**Aim**: Reproduce the data below in full and exclude every picture.

**Data section**:
►

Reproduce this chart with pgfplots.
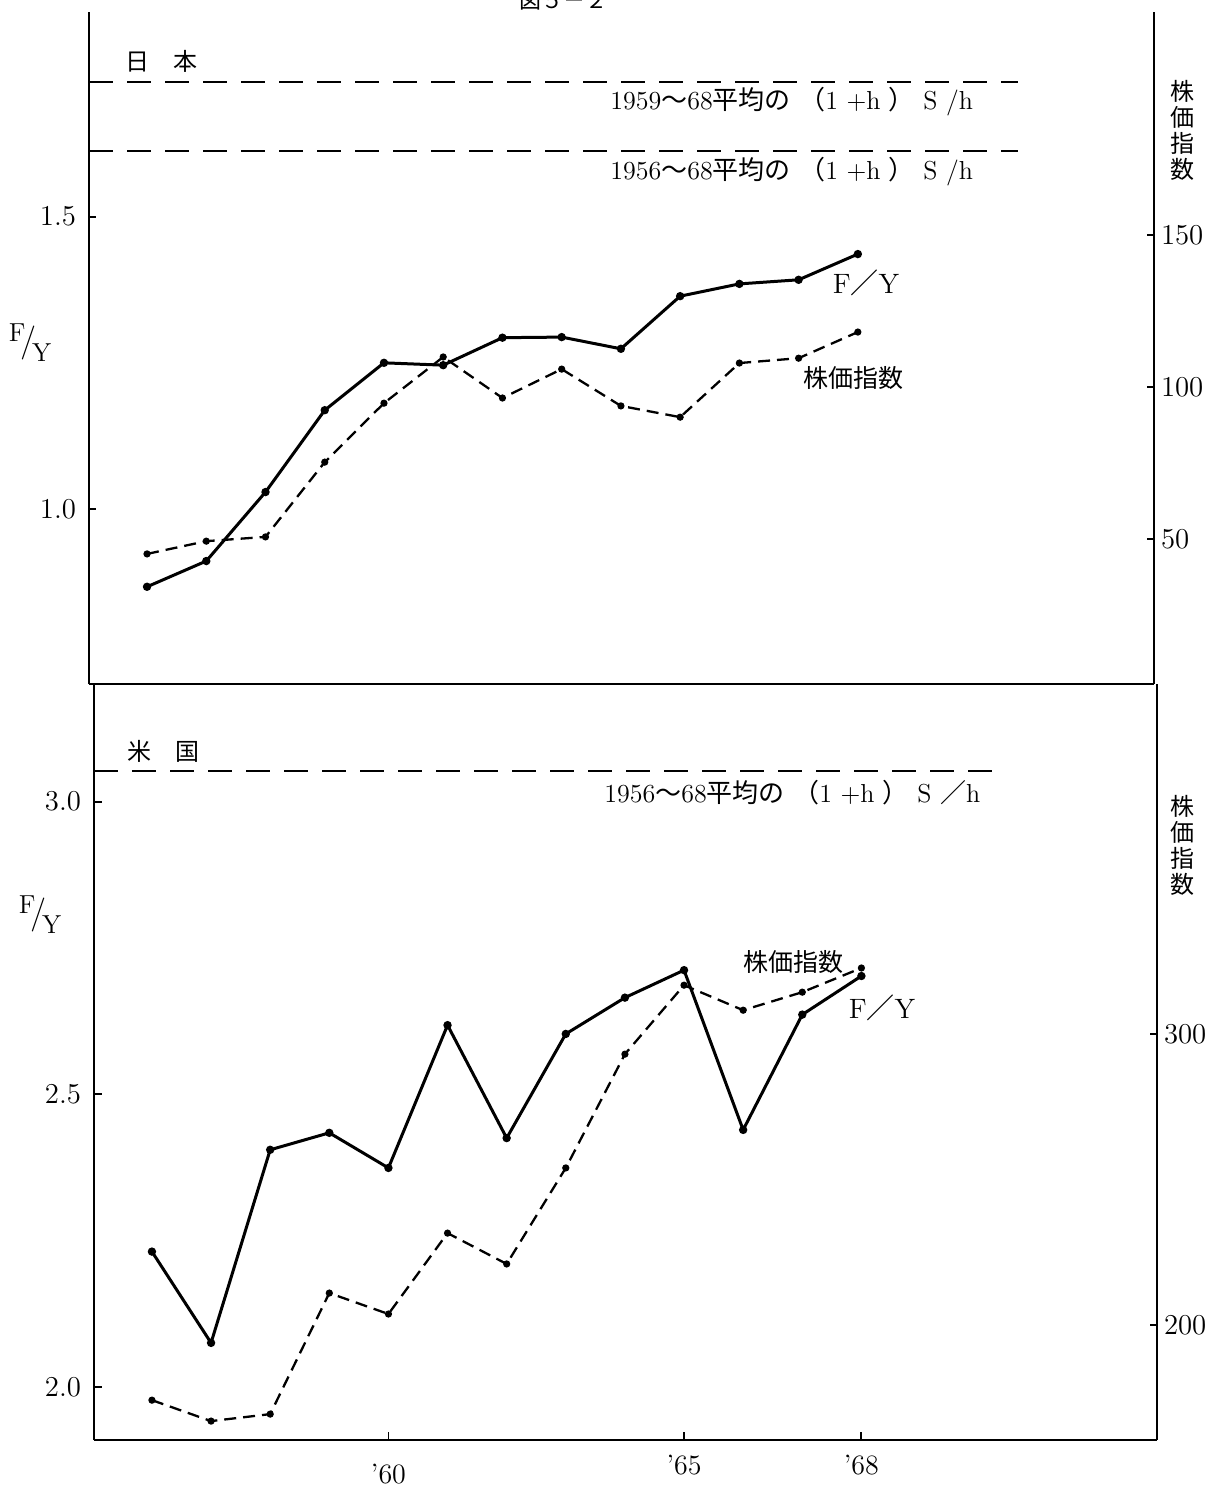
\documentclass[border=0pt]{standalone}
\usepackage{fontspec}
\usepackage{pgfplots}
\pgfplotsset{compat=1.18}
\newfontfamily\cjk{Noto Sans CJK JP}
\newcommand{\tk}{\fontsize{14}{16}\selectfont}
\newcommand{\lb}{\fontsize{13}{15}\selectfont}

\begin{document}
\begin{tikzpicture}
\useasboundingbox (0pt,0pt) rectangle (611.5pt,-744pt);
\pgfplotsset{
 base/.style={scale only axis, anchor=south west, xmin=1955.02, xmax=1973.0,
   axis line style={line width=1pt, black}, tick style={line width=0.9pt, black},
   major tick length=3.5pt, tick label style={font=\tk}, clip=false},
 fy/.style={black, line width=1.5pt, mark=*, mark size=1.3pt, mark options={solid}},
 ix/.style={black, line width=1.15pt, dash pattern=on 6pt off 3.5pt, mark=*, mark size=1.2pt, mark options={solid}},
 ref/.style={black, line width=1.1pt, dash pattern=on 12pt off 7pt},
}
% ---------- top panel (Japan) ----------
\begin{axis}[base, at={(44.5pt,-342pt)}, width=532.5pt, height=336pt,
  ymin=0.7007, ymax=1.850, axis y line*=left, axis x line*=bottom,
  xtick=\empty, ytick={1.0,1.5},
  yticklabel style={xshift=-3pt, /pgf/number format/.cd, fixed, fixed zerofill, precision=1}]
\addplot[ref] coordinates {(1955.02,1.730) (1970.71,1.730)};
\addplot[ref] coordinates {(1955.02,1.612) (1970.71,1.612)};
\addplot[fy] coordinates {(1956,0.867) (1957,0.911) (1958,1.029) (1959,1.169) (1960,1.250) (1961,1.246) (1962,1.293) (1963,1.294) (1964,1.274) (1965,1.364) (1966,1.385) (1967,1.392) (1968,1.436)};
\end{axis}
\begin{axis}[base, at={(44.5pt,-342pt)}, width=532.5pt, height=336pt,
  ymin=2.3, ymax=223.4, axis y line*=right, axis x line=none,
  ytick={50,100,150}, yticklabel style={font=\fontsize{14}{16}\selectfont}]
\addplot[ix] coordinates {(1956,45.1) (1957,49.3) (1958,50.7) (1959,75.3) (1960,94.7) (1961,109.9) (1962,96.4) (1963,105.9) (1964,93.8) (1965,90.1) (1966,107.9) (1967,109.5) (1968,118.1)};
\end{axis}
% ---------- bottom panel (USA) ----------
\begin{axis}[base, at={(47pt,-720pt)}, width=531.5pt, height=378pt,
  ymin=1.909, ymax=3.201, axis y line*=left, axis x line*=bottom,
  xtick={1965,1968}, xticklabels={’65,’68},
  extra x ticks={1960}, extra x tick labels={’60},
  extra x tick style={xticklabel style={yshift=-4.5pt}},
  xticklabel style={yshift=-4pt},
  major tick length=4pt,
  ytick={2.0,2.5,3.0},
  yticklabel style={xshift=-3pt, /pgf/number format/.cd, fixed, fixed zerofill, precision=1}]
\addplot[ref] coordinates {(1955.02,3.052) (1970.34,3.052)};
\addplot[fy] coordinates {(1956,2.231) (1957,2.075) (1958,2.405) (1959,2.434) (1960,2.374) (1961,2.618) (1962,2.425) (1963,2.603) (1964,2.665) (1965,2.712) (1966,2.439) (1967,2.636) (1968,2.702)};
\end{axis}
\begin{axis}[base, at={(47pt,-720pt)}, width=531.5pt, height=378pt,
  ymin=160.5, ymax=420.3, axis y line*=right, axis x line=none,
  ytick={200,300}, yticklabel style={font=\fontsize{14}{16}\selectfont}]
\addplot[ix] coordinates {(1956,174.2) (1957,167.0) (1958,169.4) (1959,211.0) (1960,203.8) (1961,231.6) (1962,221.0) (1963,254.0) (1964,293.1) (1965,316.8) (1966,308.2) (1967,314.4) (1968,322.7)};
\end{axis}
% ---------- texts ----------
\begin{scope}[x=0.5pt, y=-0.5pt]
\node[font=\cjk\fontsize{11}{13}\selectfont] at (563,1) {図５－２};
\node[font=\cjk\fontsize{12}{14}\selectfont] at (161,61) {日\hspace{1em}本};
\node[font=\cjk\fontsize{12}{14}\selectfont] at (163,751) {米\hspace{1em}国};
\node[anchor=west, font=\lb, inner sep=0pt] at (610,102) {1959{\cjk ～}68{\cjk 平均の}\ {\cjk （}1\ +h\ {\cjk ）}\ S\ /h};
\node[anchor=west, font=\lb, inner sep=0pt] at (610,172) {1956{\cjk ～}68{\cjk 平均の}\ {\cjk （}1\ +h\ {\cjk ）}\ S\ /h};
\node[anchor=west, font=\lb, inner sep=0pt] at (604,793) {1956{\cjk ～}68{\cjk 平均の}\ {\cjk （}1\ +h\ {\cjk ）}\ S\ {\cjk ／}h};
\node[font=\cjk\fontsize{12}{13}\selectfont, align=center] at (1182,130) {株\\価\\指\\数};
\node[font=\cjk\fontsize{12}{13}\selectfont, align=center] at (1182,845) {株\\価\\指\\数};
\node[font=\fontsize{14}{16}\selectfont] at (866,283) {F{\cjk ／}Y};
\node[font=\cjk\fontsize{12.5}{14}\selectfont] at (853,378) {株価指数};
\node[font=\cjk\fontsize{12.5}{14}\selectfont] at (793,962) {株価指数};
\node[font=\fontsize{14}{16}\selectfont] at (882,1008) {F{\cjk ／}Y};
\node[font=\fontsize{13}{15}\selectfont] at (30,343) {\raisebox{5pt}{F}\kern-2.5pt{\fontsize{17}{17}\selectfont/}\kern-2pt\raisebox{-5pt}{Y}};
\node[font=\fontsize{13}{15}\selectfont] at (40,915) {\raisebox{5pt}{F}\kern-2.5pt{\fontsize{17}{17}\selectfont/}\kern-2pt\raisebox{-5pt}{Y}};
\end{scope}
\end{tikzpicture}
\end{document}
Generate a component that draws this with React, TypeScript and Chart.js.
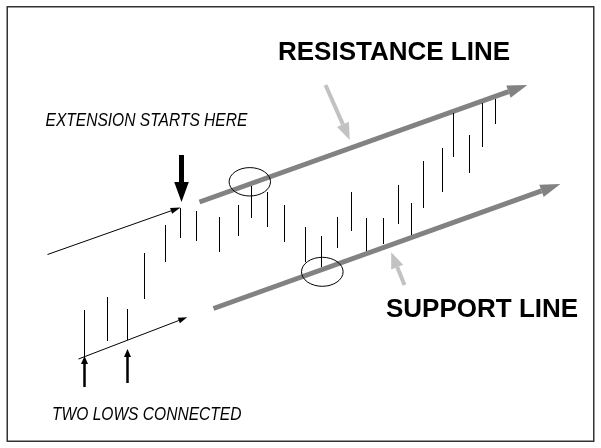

◄

**Solved exercise**:
Reproduce this chart with pgfplots.
\documentclass[border=0pt]{standalone}
\usepackage{fontspec}
\usepackage{pgfplots}
\pgfplotsset{compat=1.18}
\newfontfamily\cjk{Noto Sans CJK JP}
\newcommand{\tk}{\fontsize{14}{16}\selectfont}
\newcommand{\lb}{\fontsize{13}{15}\selectfont}

\begin{document}
\begin{tikzpicture}
\useasboundingbox (0pt,0pt) rectangle (611.5pt,-744pt);
\pgfplotsset{
 base/.style={scale only axis, anchor=south west, xmin=1955.02, xmax=1973.0,
   axis line style={line width=1pt, black}, tick style={line width=0.9pt, black},
   major tick length=3.5pt, tick label style={font=\tk}, clip=false},
 fy/.style={black, line width=1.5pt, mark=*, mark size=1.3pt, mark options={solid}},
 ix/.style={black, line width=1.15pt, dash pattern=on 6pt off 3.5pt, mark=*, mark size=1.2pt, mark options={solid}},
 ref/.style={black, line width=1.1pt, dash pattern=on 12pt off 7pt},
}
% ---------- top panel (Japan) ----------
\begin{axis}[base, at={(44.5pt,-342pt)}, width=532.5pt, height=336pt,
  ymin=0.7007, ymax=1.850, axis y line*=left, axis x line*=bottom,
  xtick=\empty, ytick={1.0,1.5},
  yticklabel style={xshift=-3pt, /pgf/number format/.cd, fixed, fixed zerofill, precision=1}]
\addplot[ref] coordinates {(1955.02,1.730) (1970.71,1.730)};
\addplot[ref] coordinates {(1955.02,1.612) (1970.71,1.612)};
\addplot[fy] coordinates {(1956,0.867) (1957,0.911) (1958,1.029) (1959,1.169) (1960,1.250) (1961,1.246) (1962,1.293) (1963,1.294) (1964,1.274) (1965,1.364) (1966,1.385) (1967,1.392) (1968,1.436)};
\end{axis}
\begin{axis}[base, at={(44.5pt,-342pt)}, width=532.5pt, height=336pt,
  ymin=2.3, ymax=223.4, axis y line*=right, axis x line=none,
  ytick={50,100,150}, yticklabel style={font=\fontsize{14}{16}\selectfont}]
\addplot[ix] coordinates {(1956,45.1) (1957,49.3) (1958,50.7) (1959,75.3) (1960,94.7) (1961,109.9) (1962,96.4) (1963,105.9) (1964,93.8) (1965,90.1) (1966,107.9) (1967,109.5) (1968,118.1)};
\end{axis}
% ---------- bottom panel (USA) ----------
\begin{axis}[base, at={(47pt,-720pt)}, width=531.5pt, height=378pt,
  ymin=1.909, ymax=3.201, axis y line*=left, axis x line*=bottom,
  xtick={1965,1968}, xticklabels={’65,’68},
  extra x ticks={1960}, extra x tick labels={’60},
  extra x tick style={xticklabel style={yshift=-4.5pt}},
  xticklabel style={yshift=-4pt},
  major tick length=4pt,
  ytick={2.0,2.5,3.0},
  yticklabel style={xshift=-3pt, /pgf/number format/.cd, fixed, fixed zerofill, precision=1}]
\addplot[ref] coordinates {(1955.02,3.052) (1970.34,3.052)};
\addplot[fy] coordinates {(1956,2.231) (1957,2.075) (1958,2.405) (1959,2.434) (1960,2.374) (1961,2.618) (1962,2.425) (1963,2.603) (1964,2.665) (1965,2.712) (1966,2.439) (1967,2.636) (1968,2.702)};
\end{axis}
\begin{axis}[base, at={(47pt,-720pt)}, width=531.5pt, height=378pt,
  ymin=160.5, ymax=420.3, axis y line*=right, axis x line=none,
  ytick={200,300}, yticklabel style={font=\fontsize{14}{16}\selectfont}]
\addplot[ix] coordinates {(1956,174.2) (1957,167.0) (1958,169.4) (1959,211.0) (1960,203.8) (1961,231.6) (1962,221.0) (1963,254.0) (1964,293.1) (1965,316.8) (1966,308.2) (1967,314.4) (1968,322.7)};
\end{axis}
% ---------- texts ----------
\begin{scope}[x=0.5pt, y=-0.5pt]
\node[font=\cjk\fontsize{11}{13}\selectfont] at (563,1) {図５－２};
\node[font=\cjk\fontsize{12}{14}\selectfont] at (161,61) {日\hspace{1em}本};
\node[font=\cjk\fontsize{12}{14}\selectfont] at (163,751) {米\hspace{1em}国};
\node[anchor=west, font=\lb, inner sep=0pt] at (610,102) {1959{\cjk ～}68{\cjk 平均の}\ {\cjk （}1\ +h\ {\cjk ）}\ S\ /h};
\node[anchor=west, font=\lb, inner sep=0pt] at (610,172) {1956{\cjk ～}68{\cjk 平均の}\ {\cjk （}1\ +h\ {\cjk ）}\ S\ /h};
\node[anchor=west, font=\lb, inner sep=0pt] at (604,793) {1956{\cjk ～}68{\cjk 平均の}\ {\cjk （}1\ +h\ {\cjk ）}\ S\ {\cjk ／}h};
\node[font=\cjk\fontsize{12}{13}\selectfont, align=center] at (1182,130) {株\\価\\指\\数};
\node[font=\cjk\fontsize{12}{13}\selectfont, align=center] at (1182,845) {株\\価\\指\\数};
\node[font=\fontsize{14}{16}\selectfont] at (866,283) {F{\cjk ／}Y};
\node[font=\cjk\fontsize{12.5}{14}\selectfont] at (853,378) {株価指数};
\node[font=\cjk\fontsize{12.5}{14}\selectfont] at (793,962) {株価指数};
\node[font=\fontsize{14}{16}\selectfont] at (882,1008) {F{\cjk ／}Y};
\node[font=\fontsize{13}{15}\selectfont] at (30,343) {\raisebox{5pt}{F}\kern-2.5pt{\fontsize{17}{17}\selectfont/}\kern-2pt\raisebox{-5pt}{Y}};
\node[font=\fontsize{13}{15}\selectfont] at (40,915) {\raisebox{5pt}{F}\kern-2.5pt{\fontsize{17}{17}\selectfont/}\kern-2pt\raisebox{-5pt}{Y}};
\end{scope}
\end{tikzpicture}
\end{document}
Generate a component that draws this with React, TypeScript and Chart.js.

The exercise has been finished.